* DATA PROVIDED

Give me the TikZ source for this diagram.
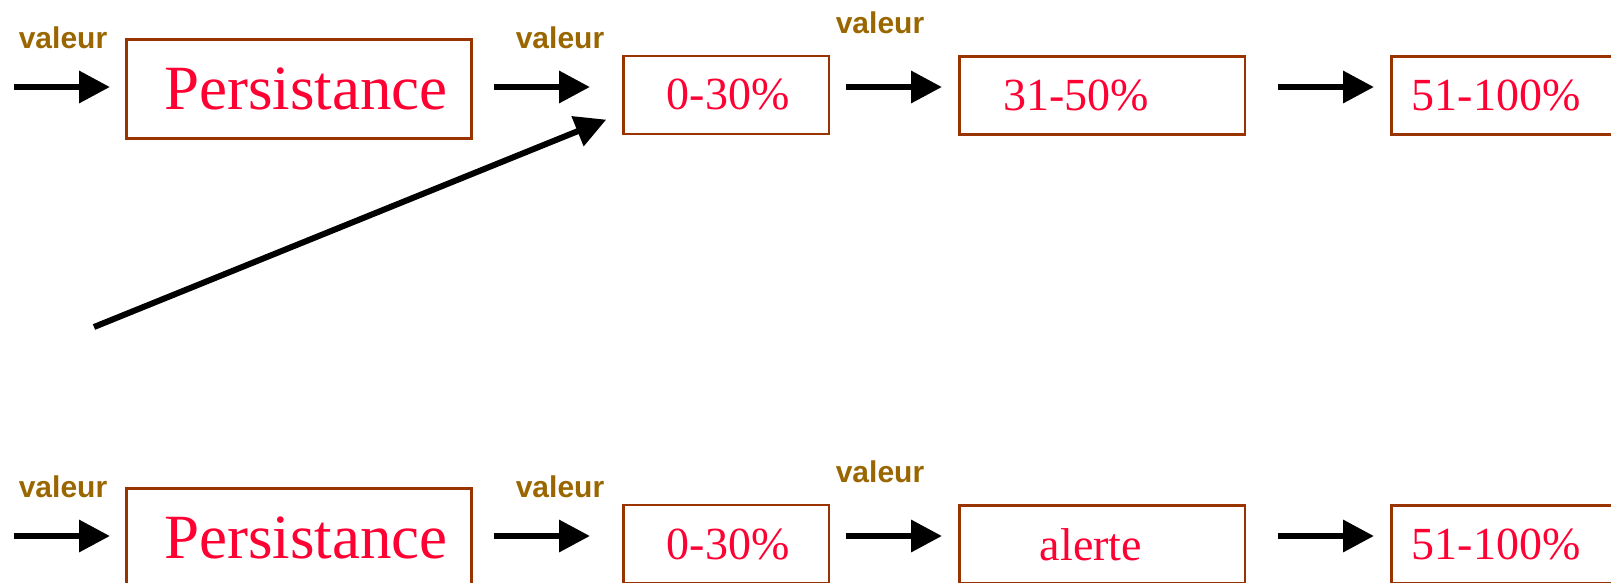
\documentclass[tikz,border=0pt]{standalone}
\usepackage{fontspec}
\setmainfont{Liberation Serif}
\newfontfamily\valfont{Liberation Sans}
\usetikzlibrary{arrows.meta,calc}
\definecolor{boxred}{RGB}{255,0,51}
\definecolor{boxbrown}{RGB}{153,51,0}
\definecolor{valgold}{RGB}{153,102,0}
\begin{document}
\begin{tikzpicture}[x=1pt,y=-1pt,
  arr/.style={line width=6.5pt,-{Triangle[length=31pt,width=31pt]}},
  bigbox/.style={draw=boxbrown,line width=3pt,minimum width=345pt,minimum height=99pt,inner sep=0pt,text=boxred,font=\fontsize{63}{63}\selectfont},
  smallbox/.style={draw=boxbrown,line width=2.5pt,minimum height=78pt,inner sep=0pt,text=boxred,font=\fontsize{46}{46}\selectfont},
  val/.style={text=valgold,font=\valfont\bfseries\fontsize{30}{30}\selectfont,inner sep=0pt}]
\useasboundingbox (0,0) rectangle (1611,582);
\clip (0,0) rectangle (1611,582);

% ---------- row 1 ----------
\node[val] (v1) at (63,38) {valeur};
\node[val] (v2) at (560,38) {valeur};
\node[val] (v3) at (880,23) {valeur};
\node[bigbox] (P1) at (299,89) {\hspace*{14pt}Persistance};
\node[smallbox,minimum width=205.5pt] (B1) at (726,95) {\hspace*{4pt}0-30\%};
\node[smallbox,minimum width=285.5pt] (B2) at (1102,95.5) {31-50\%\hspace*{52pt}};
\node[smallbox,minimum width=285.5pt] (B3) at (1534,95.5) {51-100\%\hspace*{76pt}};
\coordinate (in1) at (14,87);
\coordinate (d0) at (94,327);
\draw[arr,shorten >=15pt] (in1) -- (in1 -| P1.west);
\draw[arr,shorten <=21pt,shorten >=32pt] (P1.east |- in1) -- (B1.west |- in1);
\draw[arr,shorten <=16pt,shorten >=16pt] (B1.east |- in1) -- (B2.west |- in1);
\draw[arr,shorten <=32pt,shorten >=16pt] (B2.east |- in1) -- (B3.west |- in1);
\draw[arr,line width=6pt,shorten >=17pt] (d0) -- ([yshift=22pt]B1.south west);

% ---------- row 2 ----------
\node[val] (v4) at (63,487) {valeur};
\node[val] (v5) at (560,487) {valeur};
\node[val] (v6) at (880,472) {valeur};
\node[bigbox] (P2) at (299,538) {\hspace*{14pt}Persistance};
\node[smallbox,minimum width=205.5pt] (B4) at (726,544) {\hspace*{4pt}0-30\%};
\node[smallbox,minimum width=285.5pt] (B5) at (1102,544.5) {alerte\hspace*{22pt}};
\node[smallbox,minimum width=285.5pt] (B6) at (1534,544.5) {51-100\%\hspace*{76pt}};
\coordinate (in2) at (14,536);
\draw[arr,shorten >=15pt] (in2) -- (in2 -| P2.west);
\draw[arr,shorten <=21pt,shorten >=32pt] (P2.east |- in2) -- (B4.west |- in2);
\draw[arr,shorten <=16pt,shorten >=16pt] (B4.east |- in2) -- (B5.west |- in2);
\draw[arr,shorten <=32pt,shorten >=16pt] (B5.east |- in2) -- (B6.west |- in2);
\end{tikzpicture}
\end{document}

* WORK INSTRUCTIONS
Write out again every line above exactly as given; the pictures do not belong in the copy.

* WRITTEN SOLUTION
Give me the TikZ source for this diagram.
\documentclass[tikz,border=0pt]{standalone}
\usepackage{fontspec}
\setmainfont{Liberation Serif}
\newfontfamily\valfont{Liberation Sans}
\usetikzlibrary{arrows.meta,calc}
\definecolor{boxred}{RGB}{255,0,51}
\definecolor{boxbrown}{RGB}{153,51,0}
\definecolor{valgold}{RGB}{153,102,0}
\begin{document}
\begin{tikzpicture}[x=1pt,y=-1pt,
  arr/.style={line width=6.5pt,-{Triangle[length=31pt,width=31pt]}},
  bigbox/.style={draw=boxbrown,line width=3pt,minimum width=345pt,minimum height=99pt,inner sep=0pt,text=boxred,font=\fontsize{63}{63}\selectfont},
  smallbox/.style={draw=boxbrown,line width=2.5pt,minimum height=78pt,inner sep=0pt,text=boxred,font=\fontsize{46}{46}\selectfont},
  val/.style={text=valgold,font=\valfont\bfseries\fontsize{30}{30}\selectfont,inner sep=0pt}]
\useasboundingbox (0,0) rectangle (1611,582);
\clip (0,0) rectangle (1611,582);

% ---------- row 1 ----------
\node[val] (v1) at (63,38) {valeur};
\node[val] (v2) at (560,38) {valeur};
\node[val] (v3) at (880,23) {valeur};
\node[bigbox] (P1) at (299,89) {\hspace*{14pt}Persistance};
\node[smallbox,minimum width=205.5pt] (B1) at (726,95) {\hspace*{4pt}0-30\%};
\node[smallbox,minimum width=285.5pt] (B2) at (1102,95.5) {31-50\%\hspace*{52pt}};
\node[smallbox,minimum width=285.5pt] (B3) at (1534,95.5) {51-100\%\hspace*{76pt}};
\coordinate (in1) at (14,87);
\coordinate (d0) at (94,327);
\draw[arr,shorten >=15pt] (in1) -- (in1 -| P1.west);
\draw[arr,shorten <=21pt,shorten >=32pt] (P1.east |- in1) -- (B1.west |- in1);
\draw[arr,shorten <=16pt,shorten >=16pt] (B1.east |- in1) -- (B2.west |- in1);
\draw[arr,shorten <=32pt,shorten >=16pt] (B2.east |- in1) -- (B3.west |- in1);
\draw[arr,line width=6pt,shorten >=17pt] (d0) -- ([yshift=22pt]B1.south west);

% ---------- row 2 ----------
\node[val] (v4) at (63,487) {valeur};
\node[val] (v5) at (560,487) {valeur};
\node[val] (v6) at (880,472) {valeur};
\node[bigbox] (P2) at (299,538) {\hspace*{14pt}Persistance};
\node[smallbox,minimum width=205.5pt] (B4) at (726,544) {\hspace*{4pt}0-30\%};
\node[smallbox,minimum width=285.5pt] (B5) at (1102,544.5) {alerte\hspace*{22pt}};
\node[smallbox,minimum width=285.5pt] (B6) at (1534,544.5) {51-100\%\hspace*{76pt}};
\coordinate (in2) at (14,536);
\draw[arr,shorten >=15pt] (in2) -- (in2 -| P2.west);
\draw[arr,shorten <=21pt,shorten >=32pt] (P2.east |- in2) -- (B4.west |- in2);
\draw[arr,shorten <=16pt,shorten >=16pt] (B4.east |- in2) -- (B5.west |- in2);
\draw[arr,shorten <=32pt,shorten >=16pt] (B5.east |- in2) -- (B6.west |- in2);
\end{tikzpicture}
\end{document}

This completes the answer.